## The request
Tell me how many lines hold "this", please, using only the number.

## Data supplied
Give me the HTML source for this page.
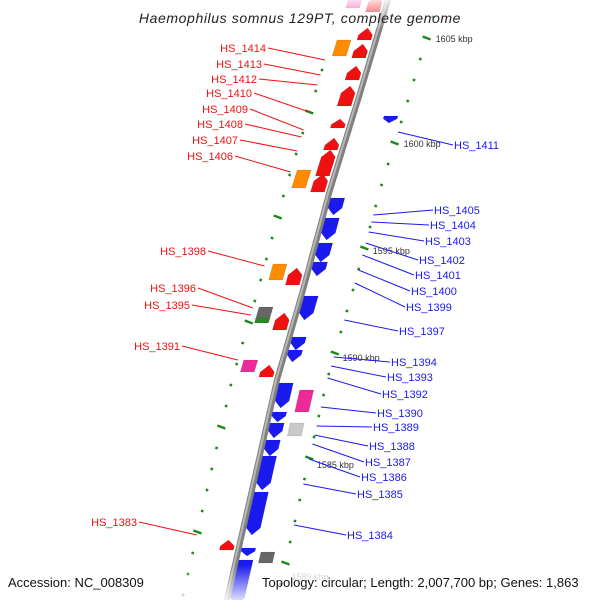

--

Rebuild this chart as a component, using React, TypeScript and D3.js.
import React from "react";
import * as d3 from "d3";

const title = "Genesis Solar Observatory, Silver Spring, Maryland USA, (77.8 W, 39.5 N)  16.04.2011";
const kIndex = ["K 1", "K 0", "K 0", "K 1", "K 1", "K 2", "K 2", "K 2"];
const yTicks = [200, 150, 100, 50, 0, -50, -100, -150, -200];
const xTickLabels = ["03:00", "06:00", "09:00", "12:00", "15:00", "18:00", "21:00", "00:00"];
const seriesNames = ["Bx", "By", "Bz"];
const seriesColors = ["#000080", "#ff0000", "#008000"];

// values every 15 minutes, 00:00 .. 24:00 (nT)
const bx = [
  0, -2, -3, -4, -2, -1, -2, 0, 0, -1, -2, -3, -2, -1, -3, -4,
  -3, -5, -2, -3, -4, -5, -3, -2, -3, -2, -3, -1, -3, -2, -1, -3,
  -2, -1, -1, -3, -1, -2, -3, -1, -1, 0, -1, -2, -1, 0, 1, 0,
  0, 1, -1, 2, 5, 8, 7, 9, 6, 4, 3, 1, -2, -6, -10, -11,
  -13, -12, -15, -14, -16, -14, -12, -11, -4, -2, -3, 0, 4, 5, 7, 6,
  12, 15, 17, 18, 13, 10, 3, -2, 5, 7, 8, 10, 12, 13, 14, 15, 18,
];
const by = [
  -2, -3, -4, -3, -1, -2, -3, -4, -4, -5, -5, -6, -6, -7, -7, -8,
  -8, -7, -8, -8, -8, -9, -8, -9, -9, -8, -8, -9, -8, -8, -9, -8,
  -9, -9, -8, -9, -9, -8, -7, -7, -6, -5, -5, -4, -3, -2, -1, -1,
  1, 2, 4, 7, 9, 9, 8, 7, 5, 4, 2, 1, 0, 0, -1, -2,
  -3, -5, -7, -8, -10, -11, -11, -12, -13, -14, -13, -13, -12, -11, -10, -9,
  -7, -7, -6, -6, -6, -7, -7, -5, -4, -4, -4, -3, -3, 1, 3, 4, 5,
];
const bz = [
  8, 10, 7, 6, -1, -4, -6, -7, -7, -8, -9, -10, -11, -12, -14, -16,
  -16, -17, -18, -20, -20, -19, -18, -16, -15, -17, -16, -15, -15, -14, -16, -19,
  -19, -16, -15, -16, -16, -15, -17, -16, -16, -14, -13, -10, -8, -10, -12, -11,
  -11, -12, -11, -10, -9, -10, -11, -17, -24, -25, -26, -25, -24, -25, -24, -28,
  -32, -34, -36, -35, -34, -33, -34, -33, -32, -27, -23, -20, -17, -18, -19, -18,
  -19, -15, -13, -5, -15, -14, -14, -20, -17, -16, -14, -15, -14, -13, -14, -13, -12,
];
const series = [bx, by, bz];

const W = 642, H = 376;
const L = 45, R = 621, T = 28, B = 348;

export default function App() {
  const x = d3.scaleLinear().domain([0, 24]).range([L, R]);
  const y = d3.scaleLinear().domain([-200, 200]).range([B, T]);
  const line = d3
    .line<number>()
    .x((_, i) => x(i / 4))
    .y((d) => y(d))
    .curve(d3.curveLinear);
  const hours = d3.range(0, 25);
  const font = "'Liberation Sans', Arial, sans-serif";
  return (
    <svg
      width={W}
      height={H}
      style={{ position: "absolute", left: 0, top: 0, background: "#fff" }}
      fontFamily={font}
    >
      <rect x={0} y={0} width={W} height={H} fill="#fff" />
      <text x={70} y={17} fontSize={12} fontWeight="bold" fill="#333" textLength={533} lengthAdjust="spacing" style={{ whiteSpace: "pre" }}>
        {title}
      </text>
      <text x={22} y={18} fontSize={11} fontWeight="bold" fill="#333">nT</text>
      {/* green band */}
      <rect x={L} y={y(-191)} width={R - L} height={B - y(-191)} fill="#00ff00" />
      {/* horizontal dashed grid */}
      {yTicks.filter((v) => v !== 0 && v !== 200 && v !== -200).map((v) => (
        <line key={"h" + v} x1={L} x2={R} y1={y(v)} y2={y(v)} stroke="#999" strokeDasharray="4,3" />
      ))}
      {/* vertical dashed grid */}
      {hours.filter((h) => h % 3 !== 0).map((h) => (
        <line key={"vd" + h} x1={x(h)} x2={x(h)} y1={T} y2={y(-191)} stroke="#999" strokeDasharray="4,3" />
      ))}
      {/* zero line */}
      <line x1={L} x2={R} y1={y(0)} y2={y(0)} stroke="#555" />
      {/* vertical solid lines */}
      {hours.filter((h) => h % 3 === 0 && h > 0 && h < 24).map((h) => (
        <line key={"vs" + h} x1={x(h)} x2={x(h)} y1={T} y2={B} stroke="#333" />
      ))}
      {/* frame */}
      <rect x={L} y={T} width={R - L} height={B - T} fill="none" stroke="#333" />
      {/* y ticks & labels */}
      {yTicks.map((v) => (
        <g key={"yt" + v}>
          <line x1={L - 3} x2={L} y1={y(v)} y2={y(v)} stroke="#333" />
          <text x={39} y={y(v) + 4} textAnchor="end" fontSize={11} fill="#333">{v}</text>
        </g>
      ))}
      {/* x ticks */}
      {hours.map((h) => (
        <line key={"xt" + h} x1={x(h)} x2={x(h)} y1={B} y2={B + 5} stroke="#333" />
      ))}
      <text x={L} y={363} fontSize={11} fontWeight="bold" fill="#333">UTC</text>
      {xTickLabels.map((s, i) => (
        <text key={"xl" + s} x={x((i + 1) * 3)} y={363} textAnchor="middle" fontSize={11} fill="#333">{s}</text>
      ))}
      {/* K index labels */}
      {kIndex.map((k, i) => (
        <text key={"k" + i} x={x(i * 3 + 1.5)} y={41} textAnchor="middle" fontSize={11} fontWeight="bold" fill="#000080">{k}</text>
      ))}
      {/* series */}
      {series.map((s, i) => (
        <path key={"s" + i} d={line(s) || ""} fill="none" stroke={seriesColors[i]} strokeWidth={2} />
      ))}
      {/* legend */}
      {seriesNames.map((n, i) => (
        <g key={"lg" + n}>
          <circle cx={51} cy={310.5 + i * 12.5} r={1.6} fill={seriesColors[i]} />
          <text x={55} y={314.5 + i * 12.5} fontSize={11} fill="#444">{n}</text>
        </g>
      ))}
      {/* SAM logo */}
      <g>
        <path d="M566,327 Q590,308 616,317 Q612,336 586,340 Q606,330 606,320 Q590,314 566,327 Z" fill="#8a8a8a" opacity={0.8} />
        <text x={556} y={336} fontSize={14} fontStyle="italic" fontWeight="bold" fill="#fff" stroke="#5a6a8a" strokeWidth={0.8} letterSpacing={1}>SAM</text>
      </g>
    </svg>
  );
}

## Correct result
2